El estado de ánimo de un cristiano, por ser hijo de Dios, contrastará necesariamente con el de los hombres que no tienen fe o no la practican. Por tanto, si alguna vez nos sentimos tristes, reaccionaremos con prontitud: un pensamiento sobrenatural, y ¡arriba ese corazón! Jamás tenemos derecho a estar tristes. Nunca llevamos razón: por muchos aspectos negativos que nos sintamos forzados a contemplar, por grande que sea el sufrimiento, siempre será más cierto y más objetivo, que Dios nuestro Señor nos contempla con cariño paternal, aunque no sepamos reconocerlo. Tal vez –cuando por alguna circunstancia especial nos pese más la tristeza– sea entonces el momento de reaccionar y, estimulados quizá por ese sinsabor, abriremos los ojos del alma, hasta reconocer que el Señor pasa triunfante ante nosotros y para nosotros como siempre.
De continuo es una buena ocasión para la alegría. Aunque en nuestra vida haya penas, no deben ser jamás tan profundas como para introducirnos en una absoluta tristeza. Seríamos injustos por no darle importancia a que Dios está junto a nosotros de continuo: siempre junto a nosotros y a nuestro favor. El Domingo de Ramos, día de alegría también en la liturgia, puede y debe ser, en este sentido, una jornada de siempre, habitual para cada uno: vivir es un permanente Domingo de Ramos. Pero, antes de las alabanzas, nos cuenta San Marcos un suceso muy interesante porque de algún modo hizo posible la entrada triunfal de Jesús en Jerusalén. Jesús encomienda a dos de sus discípulos una pequeña tarea. Deben realizar un misterioso encargo, consistente en traerle un borrico joven –en el que nadie había montado todavía– para que, a la usanza de los grandes personajes de Israel, pudiera recibir adecuadamente la aclamación del pueblo.
No sabemos quiénes fueron los dos discípulos que trajeron el borrico. Sabemos, en cambio, que Jesús confió en ellos y que tuvieron fe en Jesús: no pensaron en dificultades, a pesar de lo audaz y atrevido que pudiera parecer el encargo, sino que hicieron exactamente como Jesús les había indicado. Tal vez, a esas alturas de la vida pública del maestro y después de tantos días en su compañía, ya se habían habituado a obedecerle y a experimentar la eficacia de esa obediencia: no se les ocurría pensar que los acontecimientos fueran a desarrollarse de modo distinto a como había predicho Jesús. Lo importante, en todo caso, era hacer su voluntad, porque era la voluntad de Jesús.

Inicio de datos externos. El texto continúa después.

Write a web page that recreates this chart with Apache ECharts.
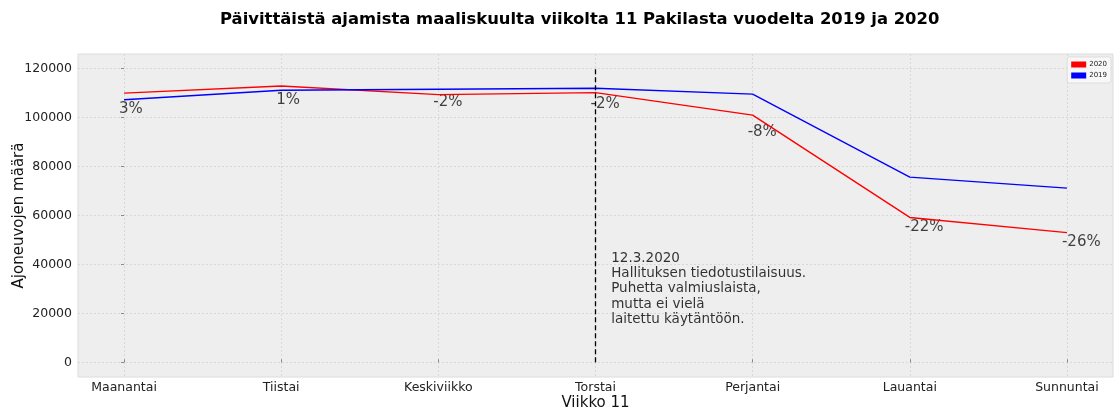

De continuo descubrimos lo que Dios espera de nosotros en las más corrientes circunstancias de nuestra jornada. Si lo pensamos con cierto detenimiento, podremos reconocer que esos modos de actuar que agradan a Dios, vienen a ser encargos que Él nos hace: nos espera de mil modos diversos, como a aquellos dos discípulos que le trajeron el asno. Como esperó y encontró siempre correspondencia en Santa María.